I'll make the files available as soon as I get them made. My hope is that other folks will follow suit with this upgrade. I don't want to sell 'em; I already have a day job. I just want 'em to be available.


----------



## madhatte (Aug 11, 2013)

UPDATE: I have two sources able to print gears; now it's up to me to provide the files, and I am working on it. Turns out that the GIS and CAD software I'm used to are a little different than the software they are using today for 3-D printing. No matter -- it's just a matter of learning. 

New idea.

Silvey is no longer manufacturing their larger devices, grinders and such, because of the expense of castings. The motors are pretty standard, or can be adapted from standard parts. The clamps and guides and stands and such can be made from billets or cut from regular stock. What if the castings were 3-D printed from nylon or something similarly dimensionally-stable? We could almost piece a Razur-Sharp together from drawings that way. It would never be a big seller, but it might keep a few chains sharp. 

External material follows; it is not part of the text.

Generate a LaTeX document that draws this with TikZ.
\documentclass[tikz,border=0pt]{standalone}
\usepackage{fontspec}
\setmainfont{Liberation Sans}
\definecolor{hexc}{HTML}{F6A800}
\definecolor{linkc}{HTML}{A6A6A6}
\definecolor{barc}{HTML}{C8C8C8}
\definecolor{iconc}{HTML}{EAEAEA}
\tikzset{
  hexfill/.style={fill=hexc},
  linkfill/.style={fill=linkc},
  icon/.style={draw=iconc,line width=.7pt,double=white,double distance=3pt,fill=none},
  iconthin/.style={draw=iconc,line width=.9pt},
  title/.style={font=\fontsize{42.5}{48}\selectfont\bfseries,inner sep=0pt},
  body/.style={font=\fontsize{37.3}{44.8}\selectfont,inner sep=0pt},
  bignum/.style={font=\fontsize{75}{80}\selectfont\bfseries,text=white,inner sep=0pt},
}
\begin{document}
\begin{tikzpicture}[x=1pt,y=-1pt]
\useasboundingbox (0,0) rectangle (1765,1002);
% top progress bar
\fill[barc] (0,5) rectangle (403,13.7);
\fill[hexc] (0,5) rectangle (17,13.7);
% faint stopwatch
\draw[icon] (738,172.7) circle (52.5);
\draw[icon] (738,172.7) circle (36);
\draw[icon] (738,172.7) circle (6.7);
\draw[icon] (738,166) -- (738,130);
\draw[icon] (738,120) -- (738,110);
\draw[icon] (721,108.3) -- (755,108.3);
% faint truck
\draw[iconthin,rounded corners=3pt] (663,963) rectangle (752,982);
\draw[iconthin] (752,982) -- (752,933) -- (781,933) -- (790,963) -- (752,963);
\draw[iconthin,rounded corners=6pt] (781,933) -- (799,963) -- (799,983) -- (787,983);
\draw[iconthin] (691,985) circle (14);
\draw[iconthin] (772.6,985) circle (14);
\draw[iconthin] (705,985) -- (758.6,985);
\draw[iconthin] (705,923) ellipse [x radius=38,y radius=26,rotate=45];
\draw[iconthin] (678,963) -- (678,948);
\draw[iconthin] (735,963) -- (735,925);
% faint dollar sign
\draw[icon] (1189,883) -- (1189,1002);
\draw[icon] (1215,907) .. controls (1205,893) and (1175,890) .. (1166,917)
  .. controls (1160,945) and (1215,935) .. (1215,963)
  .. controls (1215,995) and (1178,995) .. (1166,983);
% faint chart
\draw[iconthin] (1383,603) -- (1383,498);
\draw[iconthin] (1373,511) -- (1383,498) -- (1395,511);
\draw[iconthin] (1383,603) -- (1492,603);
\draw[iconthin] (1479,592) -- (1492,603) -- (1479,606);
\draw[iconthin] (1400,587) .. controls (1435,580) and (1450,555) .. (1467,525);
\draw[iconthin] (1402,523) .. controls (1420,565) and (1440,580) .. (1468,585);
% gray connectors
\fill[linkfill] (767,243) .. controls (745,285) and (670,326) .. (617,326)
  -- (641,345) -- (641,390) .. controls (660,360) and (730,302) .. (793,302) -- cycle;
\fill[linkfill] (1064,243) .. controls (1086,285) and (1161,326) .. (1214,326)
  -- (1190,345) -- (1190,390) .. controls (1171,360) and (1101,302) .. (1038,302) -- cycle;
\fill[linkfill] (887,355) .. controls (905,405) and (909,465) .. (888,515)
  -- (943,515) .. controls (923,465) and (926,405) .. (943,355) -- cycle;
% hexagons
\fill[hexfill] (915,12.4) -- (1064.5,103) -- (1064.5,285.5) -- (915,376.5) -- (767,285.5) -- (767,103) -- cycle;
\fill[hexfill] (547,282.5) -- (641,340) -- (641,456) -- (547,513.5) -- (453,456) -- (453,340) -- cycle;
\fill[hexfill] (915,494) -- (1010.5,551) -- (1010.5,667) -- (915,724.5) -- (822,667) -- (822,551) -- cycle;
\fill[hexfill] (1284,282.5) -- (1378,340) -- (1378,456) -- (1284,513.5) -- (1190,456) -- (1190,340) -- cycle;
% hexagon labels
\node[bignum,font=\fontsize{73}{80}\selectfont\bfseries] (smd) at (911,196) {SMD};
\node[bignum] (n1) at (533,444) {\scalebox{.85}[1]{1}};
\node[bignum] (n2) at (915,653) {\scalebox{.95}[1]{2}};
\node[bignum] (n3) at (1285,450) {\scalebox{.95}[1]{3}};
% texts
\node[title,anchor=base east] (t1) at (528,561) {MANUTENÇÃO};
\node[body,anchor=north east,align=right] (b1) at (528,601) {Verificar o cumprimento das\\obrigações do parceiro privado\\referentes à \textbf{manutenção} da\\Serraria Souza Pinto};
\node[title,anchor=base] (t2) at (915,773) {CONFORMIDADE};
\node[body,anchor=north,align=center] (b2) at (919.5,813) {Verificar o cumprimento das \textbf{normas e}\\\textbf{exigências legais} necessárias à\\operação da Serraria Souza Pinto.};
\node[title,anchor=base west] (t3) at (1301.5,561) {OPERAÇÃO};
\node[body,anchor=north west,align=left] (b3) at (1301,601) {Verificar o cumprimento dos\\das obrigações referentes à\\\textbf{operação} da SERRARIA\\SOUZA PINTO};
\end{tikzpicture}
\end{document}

Once I get the Spencer gears made, I may start asking around for Silvey carcasses to work from. This will be a big project and will take awhile to be finished, if it ever is. No promises. I have a 510 at work I can start with for proof-of-concept. If I can figure out how to build an equivalent machine for less than an Oregon 511 I might just have something to pass on. I am not interested in selling anything or making a business out of this. I just want quality tools.


----------



## northmanlogging (Aug 11, 2013)

there are several casting shops around here, making a mold is easy, the machining is easier, the hard part is getting the crack heads pouring the metal to do it in a consistent way, and without a bunch of crud in it. Also with modern cnc machines casting is a nearly forgotten method, it may be cheaper in the long run to machine "silvey" grinders and stuff out of bar stock, then to bother with castings or the 3-d printing, although there seems to be lots of interest in the 3-d printing, and I don't have a clue as to how much it costs.


----------



## madhatte (Aug 11, 2013)

northmanlogging said:


> I don't have a clue as to how much it costs.



Practically nothing, which is why 3-D printing is so attractive. You can create almost anything within the limitations of the material being printed, and it only costs the material itself.


----------



## Gologit (Aug 11, 2013)

madhatte said:


> Practically nothing, which is why 3-D printing is so attractive. You can create almost anything within the limitations of the material being printed, and it only costs the material itself.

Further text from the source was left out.